More than 400 Canadian climate scientists and other academics are pleading with Finance Minister Chrystia Freeland to scrap her plan to create a tax credit for companies that build carbon capture and storage facilities.
In April 2021, Freeland floated the idea of a tax credit in last year’s budget, and in December, after discussions with Cenovus Energy Inc., Ottawa was almost ready to release details about its proposed tax credit for carbon capture, utilization and storage projects (CCUS).
Cenovus has also been encouraging Ottawa to make enhanced oil recovery projects eligible for the tax credit, something the government had originally ruled out.
A letter sent to Freeland dated January 19, asks her to ditch the idea altogether, calling it a massive subsidy to the oil and gas industry that directly contradicts Canada’s pledge to eliminate such subsidies and reduce greenhouse gas emissions.
University of Victoria geography and civil engineering professor Christina Hoicka is the lead signatory on the letter and said carbon capture and storage is expensive, unproven, and would prolong the use of fossil fuels rather than work toward replacing them with clean energy, according to the Financial Post.

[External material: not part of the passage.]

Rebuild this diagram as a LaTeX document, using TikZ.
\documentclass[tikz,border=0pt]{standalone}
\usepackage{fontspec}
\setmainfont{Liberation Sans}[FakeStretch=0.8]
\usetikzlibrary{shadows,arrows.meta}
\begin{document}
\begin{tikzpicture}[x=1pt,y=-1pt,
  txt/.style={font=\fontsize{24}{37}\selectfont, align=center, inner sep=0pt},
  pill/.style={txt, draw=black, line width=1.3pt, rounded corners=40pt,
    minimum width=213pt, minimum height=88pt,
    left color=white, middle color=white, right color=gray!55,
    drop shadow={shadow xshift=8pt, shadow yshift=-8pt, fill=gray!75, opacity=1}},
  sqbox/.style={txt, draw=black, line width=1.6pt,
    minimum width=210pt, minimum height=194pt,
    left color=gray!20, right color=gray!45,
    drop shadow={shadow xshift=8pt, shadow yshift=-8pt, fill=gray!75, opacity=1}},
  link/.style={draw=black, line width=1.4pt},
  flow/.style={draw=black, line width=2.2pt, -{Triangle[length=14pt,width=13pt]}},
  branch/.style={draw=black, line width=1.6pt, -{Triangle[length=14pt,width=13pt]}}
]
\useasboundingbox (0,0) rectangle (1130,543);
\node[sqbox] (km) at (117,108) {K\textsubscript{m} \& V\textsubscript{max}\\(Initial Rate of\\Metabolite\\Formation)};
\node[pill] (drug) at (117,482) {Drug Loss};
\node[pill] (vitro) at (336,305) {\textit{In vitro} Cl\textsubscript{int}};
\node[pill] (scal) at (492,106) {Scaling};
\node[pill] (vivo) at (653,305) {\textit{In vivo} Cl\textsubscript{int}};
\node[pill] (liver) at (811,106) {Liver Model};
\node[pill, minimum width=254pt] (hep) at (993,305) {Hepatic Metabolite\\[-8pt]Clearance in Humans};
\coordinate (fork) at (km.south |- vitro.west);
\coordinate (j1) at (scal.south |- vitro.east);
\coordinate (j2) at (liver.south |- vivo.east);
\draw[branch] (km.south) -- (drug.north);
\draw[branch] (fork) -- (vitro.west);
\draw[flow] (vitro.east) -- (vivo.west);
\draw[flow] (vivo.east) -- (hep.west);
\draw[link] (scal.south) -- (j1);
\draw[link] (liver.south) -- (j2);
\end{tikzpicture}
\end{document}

Carbon capture and storage (CCS) uses proven technologies that can prevent large quantities of CO2 from being released into the atmosphere from the use of fossil fuels. CCS has been used successfully for close to 60 years.

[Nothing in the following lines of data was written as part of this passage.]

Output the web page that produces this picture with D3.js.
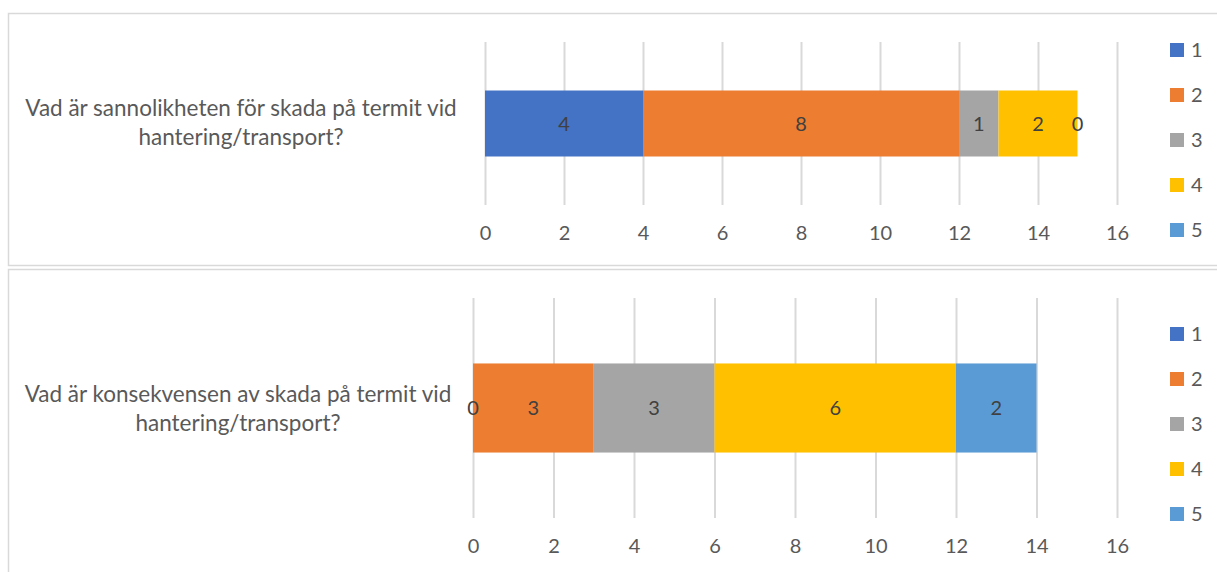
<!DOCTYPE html>
<html>
<head>
<meta charset="utf-8">
<script src="https://cdn.jsdelivr.net/npm/d3@7"></script>
<style>
  body { margin: 0; background: #fff; }
  text { font-family: Lato, "Open Sans", sans-serif; }
</style>
</head>
<body>
<div id="chart"></div>
<script>
// data
const seriesNames = ["1", "2", "3", "4", "5"];
const seriesColors = ["#4472C4", "#ED7D31", "#A5A5A5", "#FFC000", "#5B9BD5"];
const question1 = ["Vad är sannolikheten för skada på termit vid", "hantering/transport?"];
const question2 = ["Vad är konsekvensen av skada på termit vid", "hantering/transport?"];
const sannolikhet = [4, 8, 1, 2, 0];
const konsekvens = [0, 3, 3, 6, 2];
const xTicks = [0, 2, 4, 6, 8, 10, 12, 14, 16];

let svg = d3.select("#chart").append("svg")
    .attr("width", 1217)
    .attr("height", 572);

/* panel frames */
svg.append("rect")
    .attr("x", 8.5).attr("y", 13.5)
    .attr("width", 1230).attr("height", 252)
    .attr("fill", "none").attr("stroke", "#D9D9D9").attr("stroke-width", 1.5);

svg.append("rect")
    .attr("x", 8.5).attr("y", 269.5)
    .attr("width", 1230).attr("height", 320)
    .attr("fill", "none").attr("stroke", "#D9D9D9").attr("stroke-width", 1.5);

drawPanel({
  lines: question1, values: sannolikhet,
  left: 485, right: 1117, top: 42, bottom: 205,
  labelX: 241, labelY: 108, legendY: 50
});

drawPanel({
  lines: question2, values: konsekvens,
  left: 473, right: 1117, top: 298, bottom: 518,
  labelX: 238, labelY: 394, legendY: 334
});

function drawPanel(cfg) {

  let g = svg.append("g");
  let key = cfg.lines.join(" ");

  let xScale = d3.scaleLinear()
      .domain([0, 16])
      .range([cfg.left, cfg.right]);

  let yScale = d3.scaleBand()
      .domain([key])
      .range([cfg.top, cfg.bottom])
      .paddingInner(0)
      .paddingOuter(0.735);

  // gridlines
  let grid = g.append("g")
      .attr("transform", "translate(0," + cfg.bottom + ")")
      .call(d3.axisBottom(xScale).tickValues(xTicks).tickSize(-(cfg.bottom - cfg.top)).tickFormat(""));
  grid.select(".domain").remove();
  grid.selectAll("line").attr("stroke", "#D9D9D9").attr("stroke-width", 2);

  // tick labels
  let axis = g.append("g")
      .attr("transform", "translate(0," + cfg.bottom + ")")
      .call(d3.axisBottom(xScale).tickValues(xTicks).tickSize(0).tickPadding(21));
  axis.select(".domain").remove();
  axis.selectAll("text")
      .attr("font-size", 20)
      .attr("font-family", "Lato, 'Open Sans', sans-serif")
      .attr("fill", "#595959");

  // stacked segments
  let row = {};
  seriesNames.forEach(function(s, i) { row[s] = cfg.values[i]; });
  let stacked = d3.stack().keys(seriesNames)([row]);

  g.selectAll(".bar")
      .data(stacked)
      .enter()
      .append("rect")
      .attr("class", "bar")
      .attr("fill", function(d, i) { return seriesColors[i]; })
      .attr("x", function(d) { return xScale(d[0][0]); })
      .attr("width", function(d) { return xScale(d[0][1]) - xScale(d[0][0]); })
      .attr("y", yScale(key))
      .attr("height", yScale.bandwidth());

  g.selectAll(".label")
      .data(stacked)
      .enter()
      .append("text")
      .attr("class", "label")
      .attr("x", function(d) { return xScale((d[0][0] + d[0][1]) / 2); })
      .attr("y", yScale(key) + yScale.bandwidth() / 2)
      .attr("dy", ".35em")
      .attr("text-anchor", "middle")
      .attr("font-size", 20)
      .style("fill", "#404040")
      .text(function(d) { return d[0][1] - d[0][0]; });

  // category label
  g.append("text")
      .attr("x", cfg.labelX)
      .attr("y", cfg.labelY)
      .attr("text-anchor", "middle")
      .attr("font-size", 22.5)
      .style("fill", "#595959")
      .selectAll("tspan")
      .data(cfg.lines)
      .enter()
      .append("tspan")
      .attr("x", cfg.labelX)
      .attr("y", function(d, i) { return cfg.labelY + i * 29; })
      .attr("dy", ".35em")
      .text(function(d) { return d; });

  // legend
  let legend = g.selectAll(".legend")
      .data(seriesNames)
      .enter()
      .append("g")
      .attr("class", "legend")
      .attr("transform", function(d, i) { return "translate(1170," + (cfg.legendY + i * 45) + ")"; });

  legend.append("rect")
      .attr("x", 0).attr("y", -7)
      .attr("width", 14).attr("height", 14)
      .attr("fill", function(d, i) { return seriesColors[i]; });

  legend.append("text")
      .attr("x", 21)
      .attr("dy", ".35em")
      .attr("font-size", 20)
      .style("fill", "#595959")
      .text(function(d) { return d; });
}
</script>
</body>
</html>
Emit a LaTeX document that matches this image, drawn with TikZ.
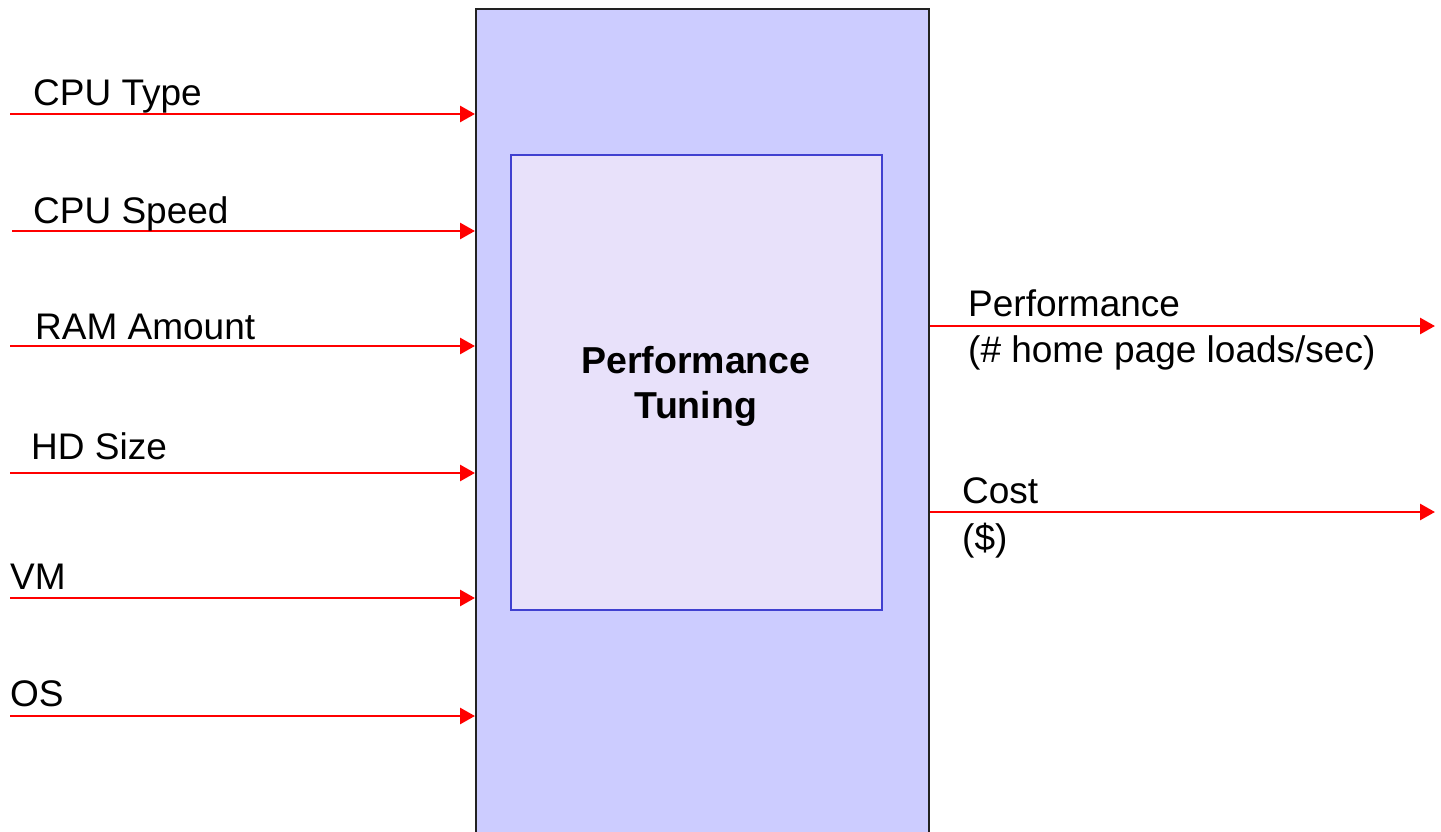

But as Professor Hoicka points out, CCS does not halt the use of fossil fuels, and Freeland has clearly stated that only projects that permanently store the trapped carbon dioxide would be eligible, according to CBC Canada.
However, according to the Winnipeg Free Press, the letter says the academics want Freeman to go further and limit its use only to industries that have no other options for reducing emissions and not allow fossil fuel, plastic or petrochemical companies to qualify for it.